All of the things which Jesus did in being obedient to his parents, all the things he did in his public ministry, all the things which he did in his life, they were done perfectly and without sin.  Because of that they fulfilled God’s requirement for gaining access into heaven.  But here’s the thing … we can’t do that.  We failed the moment were we conceived.  Jesus knew that, Jesus knew that you and I couldn’t meet those requirements, so he stepped in.  He stepped into your shoes, my shoes and he carried on his shoulders, within his very being your sins.  He carried them all the way to the cross.  His work of forgiveness and life is validated by his resurrection and the benefits given to you by the Holy Spirit in your baptism.  “God made him, Jesus, who had no sin to be sin for us, so that in him we might become the righteousness of God” (2 Cor. 5:21).

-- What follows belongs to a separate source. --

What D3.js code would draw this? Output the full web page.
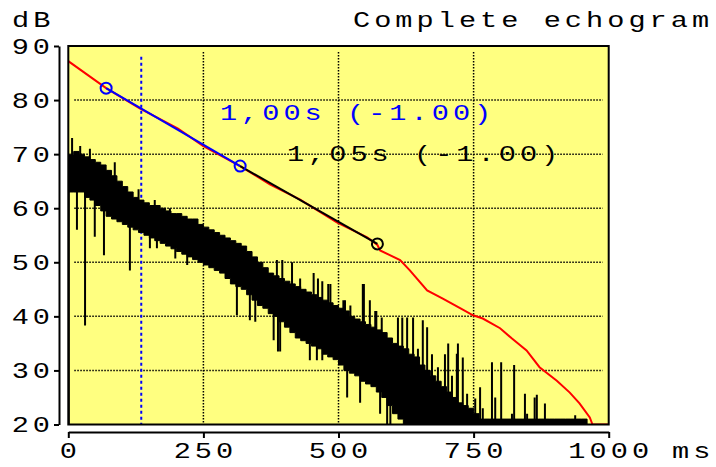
<!DOCTYPE html>
<html><head><meta charset="utf-8">
<script src="https://cdn.jsdelivr.net/npm/d3@7"></script>
<style>html,body{margin:0;padding:0;background:#fff;}svg{display:block;}</style>
</head><body>
<svg id="c" width="716" height="467"></svg>
<script>
// ---------- data ----------
const xTicks = [0, 250, 500, 750, 1000];
const yTicks = [20, 30, 40, 50, 60, 70, 80, 90];
const gridX = [250, 500, 750];
const gridY = [30, 40, 50, 60, 70, 80];
const title = "Complete echogram";
const yUnit = "dB";
const xUnit = "ms";
// echogram: dense band per 10 ms bin (upper / lower level, dB)
const bandHi = [70,70.5,70,69.5,69,68.5,68,67,66,65,64,63,62,61.5,61,60.5,60.5,60,59.5,59,
  59,58.5,58,58,57,56.5,56,55.5,55,54.5,54,53.5,53,52,51,50,49,48,47.5,47,
  46.5,46,45.5,45,44.5,44,43.5,43,42.5,42,41.5,41,40,39.5,39,38.5,38,37.5,37,36,
  35,34.5,34,33,32.5,31,30,29,28,27,26,25,24,23.5,23,22,21,21,21,21,
  21,21,21,21,21,21,21,21,21,21,21,21,21,21,21,21];
const bandLo = [63,63,63,62,61.5,60.5,59.5,58.5,58,57.5,57,56.5,56,55.5,55,54.5,54,53.5,53,52.5,
  52,51.5,51,50.5,50,49.5,49,48.5,48,47,46,45.5,45,44,43,42,41.5,40.5,40,39,
  38,37,36,35.5,35,34.5,34,33,32.5,32,31,30,29.5,29,28,27.5,27,26,25,23.5,
  22,21,20,20,20,20,20,20,20,20,20,20,20,20,20,20,20,20,20,20,
  20,20,20,20,20,20,20,20,20,20,20,20,20,20,20,20];
// individual peaks / dips of the echogram (time ms, level dB)
const spikeT  = [7,22,40,86,130,160,188,222,346,358,373,386,396,414,429,454,462,470,481,485,509,512,522,545,547,558,568,570,
  580,610,618,627,638,647,656,664,673,684,697,703,710,719,721,730,738,753,762,767,
  784,790,801,821,825,845,849,863,867,882,938,942,
  1,16,31,49,66,114,151,164,198,220,312,336,346,380,388,392,447,460,470,516,540,577,590,596];
const spikeDb = [73,71.5,71,68.5,63.5,61.5,60,58,50.4,48.5,47,50.4,50.4,50,47,48,47,46.5,46,46,43,43,42,46,46,43,41,41,
  39.8,39.8,39.8,39.8,39.8,34,39.3,38,33,30.6,33,35,29,33.1,35,32.4,25.7,24.8,26.9,23,
  31.5,25,31.5,22,31,25.7,22,25,25.5,23.9,21.7,21,
  20,56,38.3,54.7,51.3,48.5,52.6,52.6,50.7,49.5,40.2,39.3,39,35.6,33.5,33.5,31.9,31.9,31.9,25,24,22,20,20];
// Schroeder decay curve
const decayT  = [0,70,133,203,250,318,373,429,497,553,572,577,614,632,664,693,725,749,767,799,821,848,872,904,928,946,965,970,1000];
const decayDb = [87.2,82.2,78.4,74.7,71.5,67.8,64.4,61.6,57.4,54.6,53.2,52.2,50.4,48.5,44.8,43.3,41.5,40.2,39.6,37.8,35.9,33.7,30.6,28.1,25.9,23.9,21.3,20,20];
// regression fits
const fit1T = [70, 318],  fit1Db = [82.2, 67.8];
const fit2T = [318, 572], fit2Db = [67.8, 53.4];
const markT = [70, 318, 572], markDb = [82.2, 67.8, 53.4], markC = ["#0000ff","#0000ff","#000000"];
const cursorT = 135, cursorDb = [88, 20];
const labels = ["1,00s (-1.00)", "1,05s (-1.00)"];
const labelT = [280.5, 404.5], labelDb = [76.3, 68.7], labelC = ["#0000ff", "#000000"];

// ---------- drawing ----------
const svg = d3.select("#c");
const x = d3.scaleLinear().domain([0, 1000]).range([68.3, 608.7]);
const y = d3.scaleLinear().domain([20, 90]).range([424.5, 46]);
const FS = 22, LS = 3.1, SX = 1.3;

function txt(str, X, Y, anchor, color) {
  let dx = 0;
  if (anchor === "end") dx = LS * SX;
  if (anchor === "middle") dx = LS * SX / 2;
  svg.append("text")
    .attr("transform", `translate(${X + dx},${Y}) scale(${SX},1)`)
    .attr("text-anchor", anchor)
    .attr("font-family", "Liberation Mono, DejaVu Sans Mono, monospace")
    .attr("font-size", FS)
    .attr("letter-spacing", LS)
    .attr("fill", color || "#000")
    .text(str);
}

// plot background
svg.append("rect")
  .attr("x", x(0)).attr("y", y(90))
  .attr("width", x(1000) - x(0)).attr("height", y(20) - y(90))
  .attr("fill", "#ffff80");

svg.append("clipPath").attr("id", "clip").append("rect")
  .attr("x", x(0)).attr("y", y(90))
  .attr("width", x(1000) - x(0)).attr("height", y(20) - y(90));

// grid
const grid = svg.append("g").attr("stroke", "#000").attr("stroke-width", 1.5).attr("stroke-dasharray", "1.5,1.5");
grid.selectAll(".gx").data(gridX).join("line")
  .attr("x1", d => x(d)).attr("x2", d => x(d)).attr("y1", y(90) + 6).attr("y2", y(20));
grid.selectAll(".gy").data(gridY).join("line")
  .attr("y1", d => y(d)).attr("y2", d => y(d)).attr("x1", x(0) + 6).attr("x2", x(1000) - 6);

const plot = svg.append("g").attr("clip-path", "url(#clip)");

// cursor
plot.append("line")
  .attr("x1", x(cursorT)).attr("x2", x(cursorT))
  .attr("y1", y(cursorDb[0])).attr("y2", y(cursorDb[1]))
  .attr("stroke", "#0000ff").attr("stroke-width", 2).attr("stroke-dasharray", "3,3");

// echogram band
const bandPts = bandHi.map((h, i) => ({ t: i * 10, hi: h, lo: bandLo[i] }));
bandPts.push({ t: bandHi.length * 10, hi: bandHi[bandHi.length - 1], lo: bandLo[bandLo.length - 1] });
const area = d3.area().curve(d3.curveStepAfter)
  .x(d => x(d.t)).y0(d => y(d.lo)).y1(d => y(d.hi));
plot.append("path").attr("d", area(bandPts)).attr("fill", "#000")
  .attr("stroke", "#000").attr("stroke-width", 1);

// echogram spikes
function bandMid(t) {
  const i = Math.min(Math.floor(t / 10), bandHi.length - 1);
  return (bandHi[i] + bandLo[i]) / 2;
}
plot.selectAll(".sp").data(spikeT).join("line")
  .attr("x1", d => x(d)).attr("x2", d => x(d))
  .attr("y1", d => y(bandMid(d))).attr("y2", (d, i) => y(spikeDb[i]))
  .attr("stroke", "#000").attr("stroke-width", 2);

// decay curve
const line = d3.line().x(d => x(d[0])).y(d => y(d[1]));
plot.append("path").attr("d", line(decayT.map((t, i) => [t, decayDb[i]])))
  .attr("fill", "none").attr("stroke", "#ff0000").attr("stroke-width", 2);

// fits
plot.append("path").attr("d", line(fit2T.map((t, i) => [t, fit2Db[i]])))
  .attr("fill", "none").attr("stroke", "#000").attr("stroke-width", 2);
plot.append("path").attr("d", line(fit1T.map((t, i) => [t, fit1Db[i]])))
  .attr("fill", "none").attr("stroke", "#0000ff").attr("stroke-width", 2);

// markers
plot.selectAll(".mk").data(markT).join("circle")
  .attr("cx", d => x(d)).attr("cy", (d, i) => y(markDb[i])).attr("r", 5.5)
  .attr("fill", "none").attr("stroke", (d, i) => markC[i]).attr("stroke-width", 2);

// frame
svg.append("rect")
  .attr("x", x(0)).attr("y", y(90))
  .attr("width", x(1000) - x(0)).attr("height", y(20) - y(90))
  .attr("fill", "none").attr("stroke", "#000").attr("stroke-width", 2);

// axes
const yAxis = svg.append("g").attr("transform", "translate(59,0)")
  .call(d3.axisLeft(y).tickValues(yTicks).tickSize(5).tickSizeOuter(0).tickFormat(""));
const xAxis = svg.append("g").attr("transform", "translate(0,432)")
  .call(d3.axisBottom(x).tickValues(xTicks).tickSize(6).tickSizeOuter(0).tickFormat(""));
[yAxis, xAxis].forEach(a => {
  a.selectAll("path,line").attr("stroke", "#000").attr("stroke-width", 2);
});

// tick labels
yTicks.forEach(v => txt(String(v), 50, y(v) + 7.5, "end"));
xTicks.forEach(v => txt(String(v), x(v), 458, "middle"));
txt(xUnit, 672, 458, "start");
txt(yUnit, 12, 27, "start");
txt(title, 353, 27, "start");

// fit labels
labels.forEach((s, i) => txt(s, x(labelT[i]), y(labelDb[i]), "start", labelC[i]));
</script>
</body></html>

“Still waters run deep.”  That is very true of Jesus, and it can be true of you too.  It can be true of you the more you get to know your Savior.  As a Christian, it is very easy to think that you know Jesus pretty well.  You may not know him as well as John the Baptist did, but you still know who Jesus is.  But here’s the thing … Jesus is deeper, far deeper than any of us know. 

Troubles come our way in this sinful world.  That is a given.  Sometimes these troubles are troubles that our own sin have brought upon us.  Other times, these troubles of ours come from the unrighteousness of other people.  To prepare you for those times, to prepare you for those troubles … tuck today’s gospel lesson of Jesus’ baptism into your mind.  Jesus’ ministry steps into our unrighteous world, our dark and sinful world, in order to give us God’s righteousness, God’s love, grace, and peace.  Please, don’t confuse Jesus’ silence for his lack of caring.  Don’t draw the conclusion that your prayer for help is not being answered.  Jesus was baptized to assure you and me that he hears those prayers as he is standing there with you.  Trust the promise!  His care for you runs deep.  In all the unrighteousness of our lives, Jesus brings you God’s righteousness.  He brought that to you in the waters of your very own baptism.  Jesus’ presence gives you a calm composure to face daily life.  And one day, one day he will bring you to the still waters of the Lord’s eternal house.  Until then … your spiritual waters can run deep because the most important person of all stands with you.  Amen.

The peace of God, which surpasses all human understanding, guard your hearts and your minds in Christ Jesus our Lord, now and forever.  Amen.